Charters, which are publicly funded but privately managed, have been particularly effective in accelerating the academic growth of low-income students, outperforming traditional schools by a significant margin, according to a 2023 study by the Center for Research on Education Outcomes (CREDO) at Stanford.

According to a separate CREDO study of the city, this is true in Denver, where charters make up about a quarter of all public schools. DSST, a charter network in Denver with waiting lists for many of its schools, stands out. It won national acclaim for the outstanding academic results of its disadvantaged students, 80% of whom are Latino or black. According to its website, all of its graduates have been admitted to college since 2008.

Yet DSST’s expansion in Denver has come to an abrupt halt. It last started a school in 2021, and that required the charter to appeal to the state after the school board sought to delay the opening for years. Since 2020, the Denver board has received three requests for new charter schools and rejected all of them, citing the potential difficulties they would have in recruiting students and other reasons, according to board memos.

“The local school board has been controlled by members who are hostile to authorizing new charter schools,” says Todd Ziebarth, senior vice president for state advocacy at the National Alliance for Public Charter Schools. “While Colorado’s law does create an appeals process, the time-consuming nature of it can serve as a deterrent to growth.”

In Oakland, the school board has rejected two charter proposals it has received since 2020: a new school was denied because it didn’t have a sound educational program, and an expansion was shot down because of the financial impact on the district from losing more students to the charter, said Davis, the board member.

Even Yu Ming, the top performing K-8 public school in Alameda County, which includes Oakland, encountered resistance in its request to grow its enrollment in the city. Students in the Mandarin immersion charter—30% of whom are low-income—performed about three times better than Oakland students on a 2022 state test, an extraordinary margin. Although Yu Ming has a waiting list, the Oakland board passed a resolution to compel the county, which controls the charter, to allow it to expand into a neighboring city.

“The problem is that if we expand enrollment at charter schools, including the highly successful ones, that contributes to the decreasing enrollment in the district and leads to us closing more neighborhood schools, which is very painful,” Davis said.

However, the benefit to students who would have enrolled in an expanded charter like Yu Ming could be significant.
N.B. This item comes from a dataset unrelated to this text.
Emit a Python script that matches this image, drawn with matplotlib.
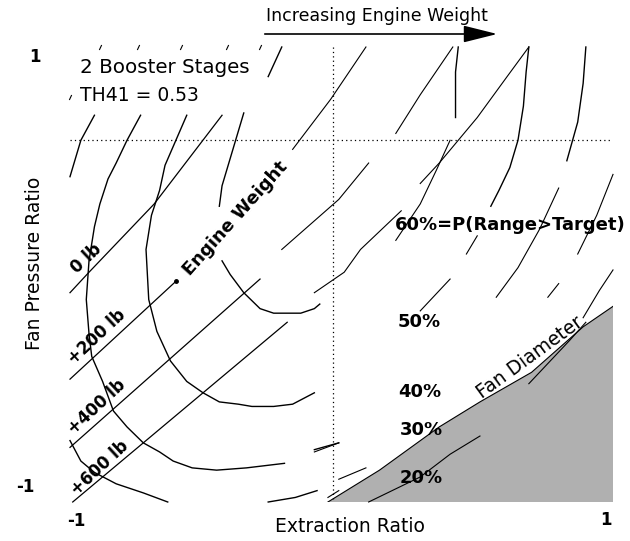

One of the most effective ways to deal with the chronic academic problems of low-income students is simply to put them in a better school. According to a CREDO study of school closures in 26 states, that alone makes a big difference.
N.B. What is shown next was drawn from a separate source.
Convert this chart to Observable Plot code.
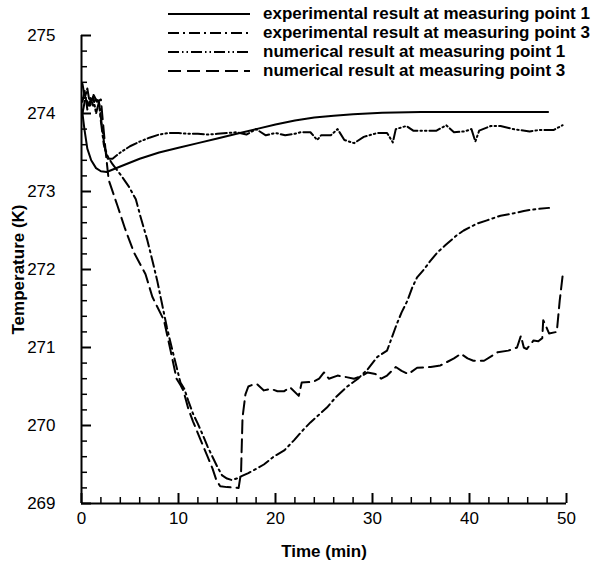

The research showed that students—particularly blacks and Latinos—who transferred to superior schools made greater academic gains than their peers who remained in poorly performing schools. However, a little less than half of the displaced students were moved to higher-quality schools, which are in short supply in many cities.

Margaret Raymond, the CREDO director, says local boards closing facilities should also focus on finding ways to transfer students to better schools, including charters, even if districts take a financial hit.

“The lesson is that choosing the worst schools to close is probably a good thing, but that’s only half the exercise,” Raymond said. “Districts also have to figure out how to marshal those kids into settings where they have a chance of recovering academically.”